Il est aujourd’hui à la mode car il fait parti des pratiques innovantes qui changent la face de l’éducation. (… et, il faut aussi l’avouer, il est aussi parfois utilisé simplement dans un soucis de réduction des coûts)

Dans cet article, nous allons nous concentrer sur deux aspects du pair à pair :

  • L’apprentissage pair à pair (ou peer to peer learning), apprendre avec ses pairs.
  • Les corrections par les pairs (ou peer reviews), faire corriger son travail par ses pairs.

Le peer learning

Le peer learning regroupe différentes techniques pour que les étudiants travaillent ensemble.

Nous allons en voir quelques unes, qui ne sont d’ailleurs pas uniquement applicables à l’apprentissage de l’informatique.

Les travaux en groupe

Que ce soit une dissertation d’histoire ou la création d’un site web, le moyen le plus efficace pour faire travailler les étudiants ensemble est de… faire travailler les étudiants ensemble ! En faisant travailler plusieurs étudiants sur la même production, on créé une dynamique d’apprentissage pair-à-pair.

Mais attention ! Il faut toujours veiller au grain pour débriefer les blocages, re-mobiliser les étudiants qui ne travaillent pas (volontairement ou non), gérer les groupes qui explosent en vol, etc. Le rôle du prof devient donc celui d’un manager d’équipe, qui doit faire en sorte que chacun ait les conditions pour donner le meilleur de lui-même.

La question de la composition des groupes est également centrale.

C’est avant tout une question d’arbitrages. On n’apprend pas la même chose si on fait un duo avec son binôme de toujours ou si l’on fait parti d’un groupe de 10 étudiants sélectionnés aléatoirement.

De même, faire des groupes par niveaux permet aux meilleurs d’aller plus loin dans leur apprentissage (tout en permettant au prof de se concentrer sur ceux en difficulté) tandis que faire un groupe de niveaux disparates permet aux meilleurs de coacher les moins bons.

Il n’y a pas de formule parfaite. Tout dépend des objectifs et du dispositif pédagogique !

Et n’oublions pas aussi que le travail en groupe permet de développer d’autres compétences : la collaboration, la répartition des rôles, la prise de responsabilité sur son rôle, la gestion de conflits, etc.
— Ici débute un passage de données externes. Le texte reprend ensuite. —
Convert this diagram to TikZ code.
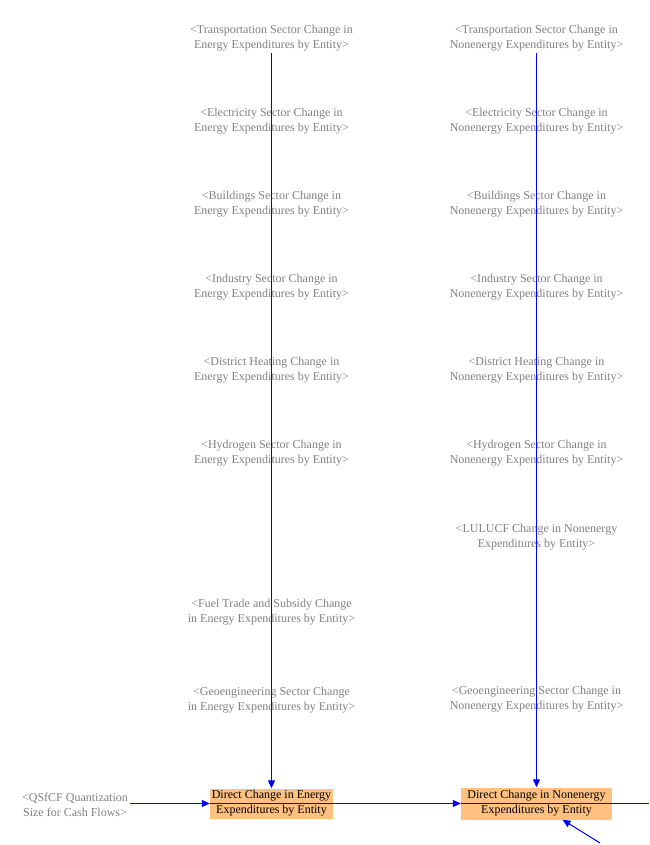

La collaboration libre en salle

Evidement, il faut que les étudiants puissent communiquer entre eux et se mettre en groupe. Le format de salle “scolaire” tourné vers le sachant n’est pas adapté au travail en pair-à-pair. Les grands open-space ne le sont pas forcement non plus.

Une salle avec des équipements mobiles et des outils librement à disposition (rétro-projecteurs, tableaux effaçables) est idéale.

Même en informatique, pourvu que les étudiants soient pourvus d’ordinateurs portables, il y a la possibilité de facilement se déplacer et donc d’échanger sur le pouce, selon les besoins.

Attention, par contre, à trouver un bon équilibre entre pouvoir parler et ne pas faire trop de bruit ! C’est un problème délicat qui se règle souvent avec des règles strictes sur le volume sonore… ou en proposant des espaces plus grands.

Les plateformes d’échange d’informations

Un bon moyen de pousser au peer-to-peer est de mettre à disposition des étudiants des outils pour poser des questions à la classe, échanger leurs notes, partager les sites ou les vidéos en ligne qui parlent des sujets en cours, etc.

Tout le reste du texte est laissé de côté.